Roma, 2 gen. (Adnkronos) - "Cerca di essere un soldato Cecilia, cerco di esserlo io. Però le condizioni carcerarie per una ragazza di 29 anni, che non ha compiuto nulla, devono essere quelle che non la possano segnare per tutta la vita". Lo dice Elisabetta Vernoni, madre di Cecilia Sala, dopo l'incontro con la premier Giorgia Meloni a palazzo Chigi.

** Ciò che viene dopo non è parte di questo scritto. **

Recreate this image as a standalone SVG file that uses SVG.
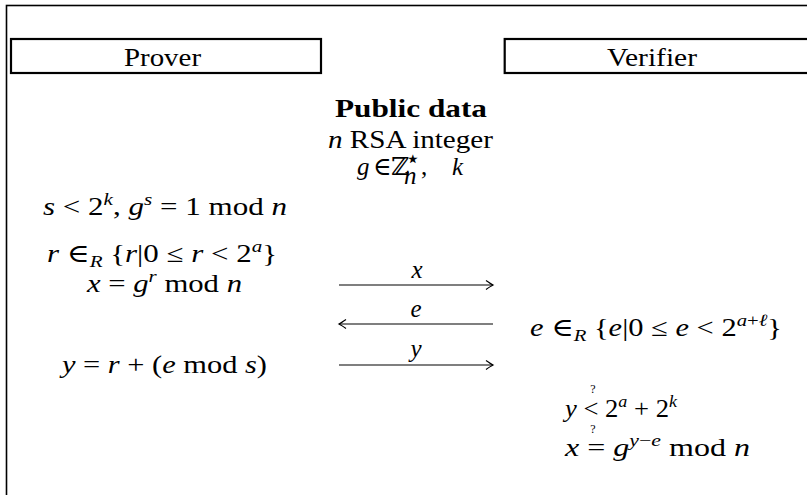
<svg xmlns="http://www.w3.org/2000/svg" width="807" height="495" viewBox="0 0 807 495">
<style>
text{font-family:"Liberation Serif","DejaVu Serif",serif;font-size:25px;fill:#000}
.i{font-style:italic}
.sup{font-size:17px}
.q{font-size:12px}
.box{fill:none;stroke:#000;stroke-width:2.2}
.conn{stroke:#000;stroke-width:1.2;fill:none}
</style>
<defs>
<marker id="head" viewBox="-8 -5 10 10" refX="0" refY="0" markerWidth="10" markerHeight="10" markerUnits="userSpaceOnUse" orient="auto-start-reverse">
<path d="M-7,-4.5 Q-2,-1 0,0 Q-2,1 -7,4.5" fill="none" stroke="#000" stroke-width="1.2"/>
</marker>
</defs>
<rect width="807" height="495" fill="#fff"/>
<rect id="frame" x="6.5" y="5.5" width="900" height="600" fill="none" stroke="#000" stroke-width="1.6"/>

<g id="prover">
<rect class="box" x="11" y="39" width="310" height="34"/>
<text x="124" y="66" textLength="77" lengthAdjust="spacingAndGlyphs">Prover</text>
</g>
<g id="verifier">
<rect class="box" x="504.7" y="39" width="400" height="34"/>
<text x="607" y="66" textLength="90" lengthAdjust="spacingAndGlyphs">Verifier</text>
</g>

<g id="public-data">
<text x="335" y="117" font-weight="bold" textLength="152" lengthAdjust="spacingAndGlyphs">Public data</text>
<text x="328" y="148" textLength="165" lengthAdjust="spacingAndGlyphs"><tspan class="i">n</tspan> RSA integer</text>
<text x="357" y="175" class="i">g</text>
<text x="373" y="175" font-family="DejaVu Serif" font-size="18">∈</text>
<text x="391" y="175" font-family="DejaVu Serif" font-size="18">ℤ</text>
<text x="405" y="167" font-family="DejaVu Serif" font-size="10">⋆</text>
<text x="404" y="184" font-size="13" class="i">n</text>
<text x="421" y="175">,</text>
<text x="452" y="175" class="i">k</text>
</g>

<g id="prover-steps">
<text x="43" y="215" textLength="244" lengthAdjust="spacingAndGlyphs"><tspan class="i">s</tspan> &lt; 2<tspan class="sup i" dy="-10">k</tspan><tspan dy="10">,  </tspan><tspan class="i">g</tspan><tspan class="sup i" dy="-10">s</tspan><tspan dy="10"> = 1 mod </tspan><tspan class="i">n</tspan></text>
<text x="47" y="262" textLength="230" lengthAdjust="spacingAndGlyphs"><tspan class="i">r</tspan> ∈<tspan class="sup i" dy="5">R</tspan><tspan dy="-5"> {</tspan><tspan class="i">r</tspan>|0 ≤ <tspan class="i">r</tspan> &lt; 2<tspan class="sup i" dy="-10">a</tspan><tspan dy="10">}</tspan></text>
<text x="87" y="292" textLength="155" lengthAdjust="spacingAndGlyphs"><tspan class="i">x</tspan> = <tspan class="i">g</tspan><tspan class="sup i" dy="-10">r</tspan><tspan dy="10"> mod </tspan><tspan class="i">n</tspan></text>
<text x="62" y="373" textLength="205" lengthAdjust="spacingAndGlyphs"><tspan class="i">y</tspan> = <tspan class="i">r</tspan> + (<tspan class="i">e</tspan> mod <tspan class="i">s</tspan>)</text>
</g>

<g id="verifier-steps">
<text x="530" y="336" textLength="252" lengthAdjust="spacingAndGlyphs"><tspan class="i">e</tspan> ∈<tspan class="sup i" dy="5">R</tspan><tspan dy="-5"> {</tspan><tspan class="i">e</tspan>|0 ≤ <tspan class="i">e</tspan> &lt; 2<tspan class="sup" dy="-10"><tspan class="i">a</tspan>+<tspan class="i">ℓ</tspan></tspan><tspan dy="10">}</tspan></text>
<text x="565" y="417" textLength="112" lengthAdjust="spacingAndGlyphs"><tspan class="i">y</tspan> &lt; 2<tspan class="sup i" dy="-10">a</tspan><tspan dy="10"> + 2</tspan><tspan class="sup i" dy="-10">k</tspan></text>
<text x="593" y="393" class="q" text-anchor="middle">?</text>
<text x="565" y="456" textLength="185" lengthAdjust="spacingAndGlyphs"><tspan class="i">x</tspan> = <tspan class="i">g</tspan><tspan class="sup" dy="-10"><tspan class="i">y</tspan>−<tspan class="i">e</tspan></tspan><tspan dy="10"> mod </tspan><tspan class="i">n</tspan></text>
<text x="593" y="433" class="q" text-anchor="middle">?</text>
</g>

<g id="connectors">
<line class="conn" x1="339" y1="285" x2="493" y2="285" marker-end="url(#head)"/>
<line class="conn" x1="339" y1="324" x2="493" y2="324" marker-start="url(#head)"/>
<line class="conn" x1="339" y1="365" x2="493" y2="365" marker-end="url(#head)"/>
</g>
<g id="connector-labels">
<text x="417" y="278" class="i" text-anchor="middle">x</text>
<text x="416" y="317" class="i" text-anchor="middle">e</text>
<text x="416" y="357" class="i" text-anchor="middle">y</text>
</g>
</svg>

"Poi se pensiamo a giorni o altro... io rispetto i tempi che mi diranno, ma le condizioni devono essere quelle di non segnare una ragazza che è solo un'eccellenza italiana, non lo sono solo il vino e i cotechini". Le hanno detto qualcosa sui tempi? "Qualche cosa - ha risposto -, ma cose molto generiche, su cui adesso certo attendo notizie più precise".
Roma, 2 gen. (Adnkronos) - "La prima cosa sono condizioni più dignitose di vita carceraria e poi decisioni importanti e di forza del nostro Paese per ragionare sul rientro in Italia, di cui io non piango, non frigno e non chiedo tempi, perché sono realtà molto particolari". Lo ha detto Elisabetta Vernoni, mamma di Cecilia Sala, dopo l'incontro a palazzo Chigi con la premier Giorgia Meloni.
Roma, 2 gen. (Adnkronos) - "Adesso, assolutamente, le condizioni carcerarie di mia figlia". Lo dice Elisabetta Vernoni, madre di Cecilia Sala, dopo l'incontro con la premier Giorgia Meloni a palazzo Chigi ai cronisti che le chiedono quali siano le sua maggiori preoccupazioni. "Lì non esistono le celle singole, esistono le celle di detenzione per i detenuti comuni e poi le celle di punizione, diciamo, e lei è in una di queste evidentemente: se uno dorme per terra, fa pensare che sia così...".